Rio Tinto RIO The first green shoots of a recovery in mining may have been seen in RIO’s first quarter with iron ore shipments up by 11% and global iron ore production up by 13% on a year ago.  Bauxite production also rose by 6% and aluminium by 10%.  Mined copper was down 2% on the first quarter of 2015 but up by 27% on quarter 4, whilst at Oyu Tolgoi production rose by 71% on a year ago.

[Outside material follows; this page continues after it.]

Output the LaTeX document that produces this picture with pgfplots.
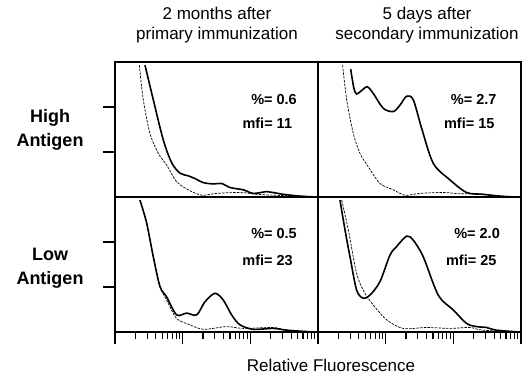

Associated British Foods ABF produced a 115% rise in profit before tax in the 24 weeks to the 27th February, whilst basic earnings per share rose by 150%, despite only 3% growth in group revenue. And this time it was not all down to Primark. Progress was seen in all the groups businesses with an improved performance at Sugar, profits well ahead in Ingredients, improved profit margins at Grocery & Agriculture and Primark of course continuing its expansion. Even the challenges of currency movements appear to have been beaten off and the interim dividend is to be increased by 3%.

SAGA plc SAGA Robust growth for the year to the end of January has enabled Saga to increase its full year dividend by 75%. Profit before tax was up by 54% and basic earnings per share by 54.4%

Aveva Group AVV expects group revenue and adjusted profits before tax to be broadly in line for the year to 31st March but the results have been impacted by the weakness of the US$ in March.

Utilitywise UTW Is increasing its interim dividend by 29% after further strong growth saw revenue up by 36% in the half year to the end of January and adjusted pre tax profits by 17%. With new customers growing by 33%, the company claims it holds an unrivalled market position.